As we approach 26 March 2015, the centenary of the publication of Virginia Woolf’s first novel, The Voyage Out, it seems apposite to consider how her writing resonates in the twenty-first century. In the performing and filmic arts, there certainly seems to be something lupine in the air. Choreographer Wayne McGregor’s new ballet, Woolf Works, opens at the Royal Opera House this spring and draws on Mrs Dalloway, Orlando, and The Waves. Ben Duke’s dance-theatre piece, Like Rabbits, based on Woolf’s short story, Lappin and Lapinova is currently on tour. Life in Squares, a BBC mini-series focused on Virginia’s relationship with her sister Vanessa was filmed last autumn on location at Charleston. At the same time, I’m told, casting was taking place for a film version of Flush.

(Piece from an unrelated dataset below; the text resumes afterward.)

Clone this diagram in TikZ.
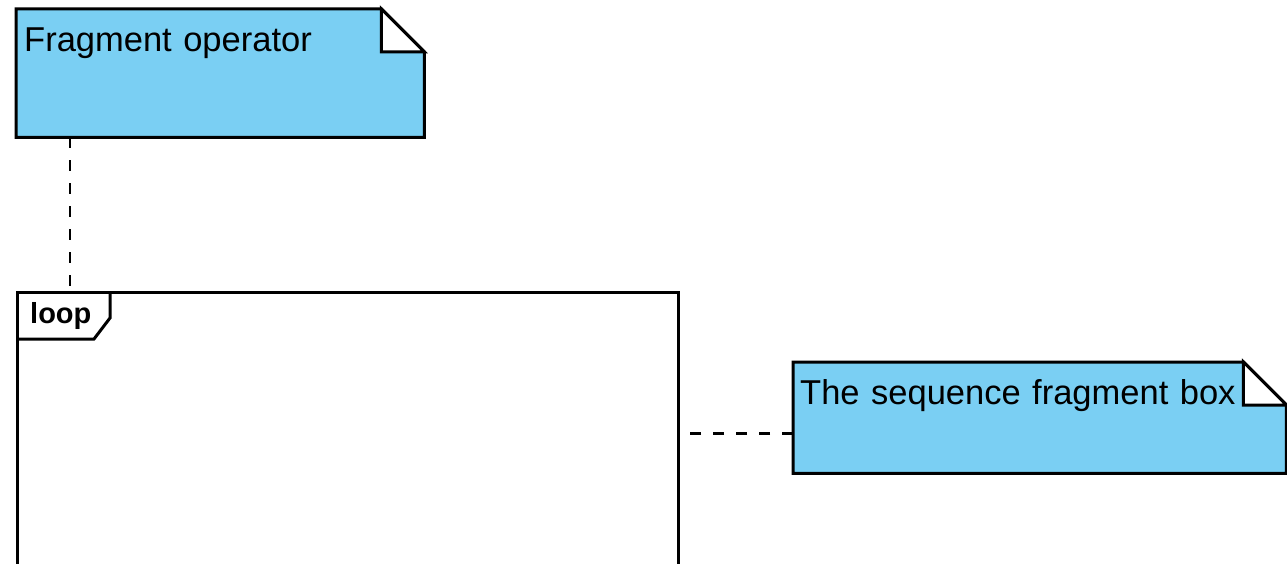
\documentclass[tikz,border=0pt]{standalone}
\usepackage{fontspec}
\setmainfont{Liberation Sans}
\usepackage{xcolor}
\usetikzlibrary{positioning, calc}

\definecolor{noteblue}{RGB}{122,207,243}
\newcommand{\fold}{43}

\begin{document}
\begin{tikzpicture}[x=1pt, y=-1pt,
			notebox/.style={rectangle, fill=noteblue, anchor=north west, align=left,
					inner xsep=8pt, inner ysep=0pt, text height=42pt,
					font=\fontsize{34.5}{42}\selectfont},
			outline/.style={draw=black, line width=3pt, line join=miter},
			fragbox/.style={rectangle, draw=black, line width=3pt, anchor=north west,
					minimum width=661pt, minimum height=340pt, inner sep=0pt},
			link/.style={draw, line width=2.8pt, dash pattern=on 11pt off 12pt}]

		\clip (0,0) rectangle (1287,564);

		% Define nodes
		\node [notebox, text width=392pt, text depth=86pt] (opnote) at (16,9) {Fragment operator};
		\node [notebox, text width=479pt, inner xsep=7pt, text depth=69pt] (boxnote) at (793,362) {The sequence fragment box};
		\node [fragbox] (frame) at (16,291) {};
		\node [anchor=base west, inner sep=0pt, font=\fontsize{29}{34}\selectfont\bfseries] (looptag) at (30,323) {loop};

		% Folded corners
		\foreach \n in {opnote, boxnote}
			{
				\fill[white] ([xshift=-\fold]\n.north east) rectangle ([yshift=-\fold]\n.north east);
				\draw[outline] (\n.north west) -- ([xshift=-\fold]\n.north east) -- ([yshift=-\fold]\n.north east)
					-- (\n.south east) -- (\n.south west) -- cycle;
				\draw[outline, fill=white] ([xshift=-\fold]\n.north east) |- ([yshift=-\fold]\n.north east) -- cycle;
			}

		% Operator tag
		\draw[outline] ([xshift=94]frame.north west) -- ++(0,27) -- ++(-16,21) -- ++(-78,0);

		% Draw connections
		\coordinate (oppin) at ([xshift=54]opnote.south west);
		\path [link] (oppin) -- (oppin |- frame.north);
		\coordinate (boxpin) at ([yshift=-15.5]boxnote.west);
		\coordinate (frameside) at ([xshift=10]frame.east);
		\path [link] (boxpin) -- (frameside |- boxpin);

	\end{tikzpicture}
\end{document}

But how do her feminist essays, A Room of One’s Own (1929) and Three Guineas (1938), read in 2015? While both of these essays started off as talks given by Woolf to audiences of young women, their fortunes have been quite divergent. A Room of One’s Own has become a feminist classic, its title and central tropes (e.g. Shakespeare’s sister) in turn inspiring their own feminist afterlives. It outlines the history of economic, spatial and ideological constraints on women’s artistry at the same time as it produces the first literary history of women. Three Guineas (1938), Woolf’s feminist, pacifist, anti-fascist essay, has had a more uneven reception. It emerges out of a particular historical moment (the rise of fascism on the continent and in Britain) and a particular conflict (the Spanish Civil War). But Woolf’s dissection of her own militarized, monetized, patriarchal society is easily translated to our own. In thinking about whether women, as outsiders, might be best placed to oppose war she reveals the systemic and structural inequalities in public life. Each issue she raises seems uncannily prescient: access to higher education and the role of the university as a democratic space of intellectual freedom; the number of women in public life; violence against women and girls; women in the church; working motherhood; pay inequality.
Editing Woolf in the twenty-first century means annotating her writing in ways that reveal her wide-ranging engagement with her contemporary moment (and its literary and political histories). It means framing and introducing those references and contexts that have faded from view, such as the photographs she included of public, male figures instantly recognizable to her readers in the 1930s (and restored to their original position in this new edition). Decked out in full regalia, Stanley Baldwin, Baden Powell, Gordon Hewart and Cosmo Gordon Lang may no longer be familiar to general readers in 2015 but as images of the perpetuation of masculine wealth and privilege through spectacle and tradition they need no translation. As Woolf writes in Three Guineas: ‘we listen to the voices of the past […] Things repeat themselves it seems.’